Using HtmlRuleSanitizer

The first thing you need to do to be able to use the sanitizer after downloading the sanitizer, is to download the Html Agility Pack (HAP). Either get it at their codeplex website, or get their NuGet package. If you use the HtmlRuleSanitizer NuGet package, the Html Agility Pack will be installed for you.

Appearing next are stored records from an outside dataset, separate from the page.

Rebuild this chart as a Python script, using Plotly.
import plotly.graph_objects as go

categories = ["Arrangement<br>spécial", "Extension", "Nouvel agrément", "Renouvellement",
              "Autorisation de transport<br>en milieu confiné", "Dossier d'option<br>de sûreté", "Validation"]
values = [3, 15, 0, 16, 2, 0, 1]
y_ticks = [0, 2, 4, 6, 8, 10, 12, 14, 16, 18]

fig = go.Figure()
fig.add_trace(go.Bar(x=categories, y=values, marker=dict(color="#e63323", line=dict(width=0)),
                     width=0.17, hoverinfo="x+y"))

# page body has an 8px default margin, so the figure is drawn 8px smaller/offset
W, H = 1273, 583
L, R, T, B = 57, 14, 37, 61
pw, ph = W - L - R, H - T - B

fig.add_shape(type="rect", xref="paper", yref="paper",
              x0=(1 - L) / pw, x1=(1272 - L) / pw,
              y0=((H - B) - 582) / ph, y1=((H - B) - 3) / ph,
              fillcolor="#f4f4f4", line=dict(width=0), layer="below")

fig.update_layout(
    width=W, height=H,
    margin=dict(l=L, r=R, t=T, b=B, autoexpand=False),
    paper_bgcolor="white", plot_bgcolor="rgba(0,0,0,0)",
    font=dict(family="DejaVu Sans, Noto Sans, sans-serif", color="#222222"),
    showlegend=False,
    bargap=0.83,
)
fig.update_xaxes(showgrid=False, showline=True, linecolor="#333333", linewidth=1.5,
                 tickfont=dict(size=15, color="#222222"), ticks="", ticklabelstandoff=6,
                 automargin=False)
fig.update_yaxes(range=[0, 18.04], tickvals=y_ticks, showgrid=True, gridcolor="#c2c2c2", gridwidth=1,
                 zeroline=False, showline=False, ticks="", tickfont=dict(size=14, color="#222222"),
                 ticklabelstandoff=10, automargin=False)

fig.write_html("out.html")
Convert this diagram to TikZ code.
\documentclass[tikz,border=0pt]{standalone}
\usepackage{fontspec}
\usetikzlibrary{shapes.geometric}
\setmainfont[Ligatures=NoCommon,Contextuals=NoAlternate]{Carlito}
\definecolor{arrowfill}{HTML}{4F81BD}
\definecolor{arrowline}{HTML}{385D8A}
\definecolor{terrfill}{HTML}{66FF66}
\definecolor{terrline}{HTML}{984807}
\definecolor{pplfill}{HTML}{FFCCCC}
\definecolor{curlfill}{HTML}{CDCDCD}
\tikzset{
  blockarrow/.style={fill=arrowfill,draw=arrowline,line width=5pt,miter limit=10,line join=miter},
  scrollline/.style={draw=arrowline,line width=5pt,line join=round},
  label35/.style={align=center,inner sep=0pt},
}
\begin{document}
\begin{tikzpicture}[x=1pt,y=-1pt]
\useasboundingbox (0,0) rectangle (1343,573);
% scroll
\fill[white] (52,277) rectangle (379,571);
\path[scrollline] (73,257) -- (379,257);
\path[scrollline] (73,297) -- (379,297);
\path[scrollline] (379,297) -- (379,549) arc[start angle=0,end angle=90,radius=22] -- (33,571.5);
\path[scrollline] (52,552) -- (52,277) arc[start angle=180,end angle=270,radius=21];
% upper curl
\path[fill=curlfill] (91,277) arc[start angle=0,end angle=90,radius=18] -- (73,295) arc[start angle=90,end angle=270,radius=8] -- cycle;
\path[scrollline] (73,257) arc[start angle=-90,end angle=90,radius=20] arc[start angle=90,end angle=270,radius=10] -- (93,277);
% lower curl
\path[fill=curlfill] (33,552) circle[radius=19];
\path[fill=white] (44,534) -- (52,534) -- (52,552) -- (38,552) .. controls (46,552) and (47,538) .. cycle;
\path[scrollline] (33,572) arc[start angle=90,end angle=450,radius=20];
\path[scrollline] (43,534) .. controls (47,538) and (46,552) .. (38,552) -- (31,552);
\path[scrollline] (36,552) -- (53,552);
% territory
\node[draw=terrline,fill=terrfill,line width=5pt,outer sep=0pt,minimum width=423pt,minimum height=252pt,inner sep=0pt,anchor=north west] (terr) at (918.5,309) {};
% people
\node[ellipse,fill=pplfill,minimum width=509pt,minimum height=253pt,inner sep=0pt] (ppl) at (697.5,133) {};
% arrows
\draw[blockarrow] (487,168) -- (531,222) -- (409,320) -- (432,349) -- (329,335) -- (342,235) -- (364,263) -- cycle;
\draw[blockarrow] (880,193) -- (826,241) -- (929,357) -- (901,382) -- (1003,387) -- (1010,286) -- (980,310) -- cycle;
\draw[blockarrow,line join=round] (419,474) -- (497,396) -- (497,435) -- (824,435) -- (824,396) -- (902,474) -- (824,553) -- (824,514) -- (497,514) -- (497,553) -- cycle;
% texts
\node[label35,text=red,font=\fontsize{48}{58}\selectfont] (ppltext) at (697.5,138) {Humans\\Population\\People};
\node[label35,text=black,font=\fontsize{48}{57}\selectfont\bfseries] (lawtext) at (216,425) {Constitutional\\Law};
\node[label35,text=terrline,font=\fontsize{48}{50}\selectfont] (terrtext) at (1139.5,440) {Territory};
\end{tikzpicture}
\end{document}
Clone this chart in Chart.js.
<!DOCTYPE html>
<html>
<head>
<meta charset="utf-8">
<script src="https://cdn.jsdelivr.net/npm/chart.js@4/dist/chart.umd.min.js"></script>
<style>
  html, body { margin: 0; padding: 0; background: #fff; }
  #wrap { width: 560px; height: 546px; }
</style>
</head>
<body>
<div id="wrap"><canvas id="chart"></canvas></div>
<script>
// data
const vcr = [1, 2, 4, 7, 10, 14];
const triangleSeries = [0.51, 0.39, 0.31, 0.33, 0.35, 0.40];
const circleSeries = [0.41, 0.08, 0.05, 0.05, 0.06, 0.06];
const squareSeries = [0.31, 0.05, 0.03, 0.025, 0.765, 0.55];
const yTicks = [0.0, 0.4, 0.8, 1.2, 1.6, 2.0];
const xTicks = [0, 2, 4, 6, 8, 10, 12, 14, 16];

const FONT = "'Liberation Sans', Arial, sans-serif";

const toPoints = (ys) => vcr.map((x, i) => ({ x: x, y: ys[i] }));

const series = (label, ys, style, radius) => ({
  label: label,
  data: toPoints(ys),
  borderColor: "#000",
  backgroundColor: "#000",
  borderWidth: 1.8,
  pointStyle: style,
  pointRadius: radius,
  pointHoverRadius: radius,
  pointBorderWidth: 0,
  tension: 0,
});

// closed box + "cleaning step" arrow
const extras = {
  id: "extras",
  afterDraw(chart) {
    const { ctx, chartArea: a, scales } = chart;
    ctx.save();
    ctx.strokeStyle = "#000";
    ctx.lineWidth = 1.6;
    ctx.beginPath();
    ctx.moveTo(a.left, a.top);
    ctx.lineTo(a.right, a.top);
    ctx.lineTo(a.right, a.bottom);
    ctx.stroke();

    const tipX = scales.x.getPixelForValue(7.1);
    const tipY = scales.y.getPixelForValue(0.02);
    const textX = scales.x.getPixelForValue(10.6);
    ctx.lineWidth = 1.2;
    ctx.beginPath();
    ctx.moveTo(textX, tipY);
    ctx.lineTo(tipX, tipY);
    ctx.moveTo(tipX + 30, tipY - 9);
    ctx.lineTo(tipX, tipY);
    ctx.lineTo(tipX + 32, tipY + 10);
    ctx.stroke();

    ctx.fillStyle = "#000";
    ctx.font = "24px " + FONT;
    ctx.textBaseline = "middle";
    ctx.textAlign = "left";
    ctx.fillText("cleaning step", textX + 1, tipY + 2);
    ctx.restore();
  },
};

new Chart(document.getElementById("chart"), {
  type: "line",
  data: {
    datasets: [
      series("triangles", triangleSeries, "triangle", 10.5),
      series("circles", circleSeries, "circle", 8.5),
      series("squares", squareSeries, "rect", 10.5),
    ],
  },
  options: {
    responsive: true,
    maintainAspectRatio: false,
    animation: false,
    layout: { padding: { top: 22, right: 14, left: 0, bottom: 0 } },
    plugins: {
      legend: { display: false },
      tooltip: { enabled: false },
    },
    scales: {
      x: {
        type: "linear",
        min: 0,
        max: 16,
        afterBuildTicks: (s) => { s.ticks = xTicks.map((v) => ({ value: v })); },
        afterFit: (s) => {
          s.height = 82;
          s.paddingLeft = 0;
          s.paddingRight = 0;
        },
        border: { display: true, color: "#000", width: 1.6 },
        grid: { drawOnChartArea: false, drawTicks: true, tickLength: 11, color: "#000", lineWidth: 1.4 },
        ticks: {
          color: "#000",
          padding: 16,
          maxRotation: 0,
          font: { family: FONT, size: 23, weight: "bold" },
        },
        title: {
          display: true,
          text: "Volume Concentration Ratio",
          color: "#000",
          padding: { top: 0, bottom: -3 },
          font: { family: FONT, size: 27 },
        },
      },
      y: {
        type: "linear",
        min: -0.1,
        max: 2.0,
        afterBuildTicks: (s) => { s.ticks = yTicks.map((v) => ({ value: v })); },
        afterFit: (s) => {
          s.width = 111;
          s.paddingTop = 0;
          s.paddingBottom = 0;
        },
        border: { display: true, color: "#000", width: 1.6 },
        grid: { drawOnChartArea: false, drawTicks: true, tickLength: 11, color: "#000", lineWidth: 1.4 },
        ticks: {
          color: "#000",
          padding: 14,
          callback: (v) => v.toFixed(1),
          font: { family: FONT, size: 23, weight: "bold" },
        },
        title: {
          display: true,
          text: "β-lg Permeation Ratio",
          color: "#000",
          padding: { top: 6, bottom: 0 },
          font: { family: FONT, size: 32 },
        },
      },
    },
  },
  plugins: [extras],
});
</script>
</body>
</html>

HtmlRuleSanitizer comes with two configuration presets. Using the predefined sanitizer for simple HTML5 code usage amounts to the following two lines of code:

var sanitizer = HtmlSanitizer.SimpleHtml5Sanitizer();
string cleanHtml = sanitizer.Sanitize(dirtyHtml);

When you want to sanitize a document which includes <html> and <body>, then use the SimpleHtml5DocumentSanitizer:

var sanitizer = HtmlSanitizer.SimpleHtml5DocumentSanitizer();
string cleanHtmlDoc = sanitizer.Sanitize(dirtyHtmlDoc);

Configuration

The simple HTML5 sanitation rule set is defined as follows. This serves as a good example on how to configure more complete rule sets.

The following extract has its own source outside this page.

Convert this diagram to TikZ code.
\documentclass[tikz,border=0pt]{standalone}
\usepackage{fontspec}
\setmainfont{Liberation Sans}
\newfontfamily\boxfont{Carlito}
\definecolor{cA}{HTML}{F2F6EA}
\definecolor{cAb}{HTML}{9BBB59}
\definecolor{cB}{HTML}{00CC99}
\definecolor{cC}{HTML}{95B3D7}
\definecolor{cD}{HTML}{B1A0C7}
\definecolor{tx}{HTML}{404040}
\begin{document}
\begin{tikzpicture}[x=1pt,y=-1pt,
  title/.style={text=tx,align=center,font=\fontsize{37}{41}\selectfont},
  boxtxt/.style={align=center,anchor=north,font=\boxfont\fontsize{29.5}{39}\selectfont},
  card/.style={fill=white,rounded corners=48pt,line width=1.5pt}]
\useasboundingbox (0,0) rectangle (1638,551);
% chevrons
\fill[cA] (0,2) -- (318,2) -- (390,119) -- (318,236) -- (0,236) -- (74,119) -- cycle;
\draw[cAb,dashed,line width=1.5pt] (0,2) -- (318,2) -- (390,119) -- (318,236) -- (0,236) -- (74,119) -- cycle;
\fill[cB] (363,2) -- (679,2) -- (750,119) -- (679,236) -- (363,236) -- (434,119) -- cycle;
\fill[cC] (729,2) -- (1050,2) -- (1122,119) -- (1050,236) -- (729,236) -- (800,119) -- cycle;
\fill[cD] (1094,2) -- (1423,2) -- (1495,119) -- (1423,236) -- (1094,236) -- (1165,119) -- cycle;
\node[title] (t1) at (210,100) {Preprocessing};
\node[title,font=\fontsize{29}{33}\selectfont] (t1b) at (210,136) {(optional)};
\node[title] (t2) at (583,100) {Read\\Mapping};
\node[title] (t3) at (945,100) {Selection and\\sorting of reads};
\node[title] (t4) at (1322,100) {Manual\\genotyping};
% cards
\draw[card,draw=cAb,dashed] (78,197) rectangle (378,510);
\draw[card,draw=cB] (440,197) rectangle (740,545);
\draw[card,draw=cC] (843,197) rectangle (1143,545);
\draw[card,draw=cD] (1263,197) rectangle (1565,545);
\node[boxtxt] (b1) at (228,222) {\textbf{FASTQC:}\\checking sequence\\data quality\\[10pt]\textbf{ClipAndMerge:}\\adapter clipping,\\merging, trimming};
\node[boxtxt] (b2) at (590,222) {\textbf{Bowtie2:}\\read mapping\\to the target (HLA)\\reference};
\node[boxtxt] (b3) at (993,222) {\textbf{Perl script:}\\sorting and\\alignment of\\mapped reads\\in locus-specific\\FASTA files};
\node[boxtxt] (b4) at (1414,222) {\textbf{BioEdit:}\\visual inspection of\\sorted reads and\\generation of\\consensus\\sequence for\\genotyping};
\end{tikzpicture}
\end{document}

var sanitizer = new HtmlSanitizer();

sanitizer.WhiteListMode = true;
sanitizer.Tag("h1").RemoveEmpty();
sanitizer.Tag("h2").RemoveEmpty();
sanitizer.Tag("h3").RemoveEmpty();
sanitizer.Tag("h4").RemoveEmpty();
sanitizer.Tag("h5").RemoveEmpty();
sanitizer.Tag("strong").RemoveEmpty();
sanitizer.Tag("b").Rename("strong").RemoveEmpty();
sanitizer.Tag("i").RemoveEmpty();
sanitizer.Tag("em");
sanitizer.Tag("br");
sanitizer.Tag("p");
sanitizer.Tag("div").NoAttributes(SanitizerOperation.FlattenTag);
sanitizer.Tag("span").RemoveEmpty();
sanitizer.Tag("ul");
sanitizer.Tag("ol");
sanitizer.Tag("li");
sanitizer.Tag("a").SetAttribute("target", "_blank")
    .SetAttribute("rel", "nofollow")
    .CheckAttribute("href", HtmlSanitizerCheckType.Url)
    .RemoveEmpty()
    .NoAttributes(SanitizerOperation.FlattenTag);

You are free to define any new configuration or extend existing configuration using the fluent configuration interface.

Points of Interest

What good is a HTML sanitizer without any tests? While I cannot completely guarantee this sanitizer protecting you from any cross-site scripting and other trickery, I did add unit tests to backup my claim that it's working. In addition, I would be happy to hear suggestions from anyone able to find weaknesses. Some of the tests included are taken from OWASP which proved to be a valuable source of information on XSS attacks.

While searching for a solution to my original problem, I did come accross this sanitizer from mganss which seems like a very good alternative to the HTML sanitizer presented here. It has many of the same features, but uses a library called CsQuery for HTML DOM parsing.

History

Find the latest version, see https://github.com/Vereyon/HtmlRuleSanitizer

8/13/2016: Version 1.2.0: Implemented HTML entity encoding and cascading empty node removal.

6/17/2015: Version 1.1.0: Added tag attribute white listing and additional unit tests.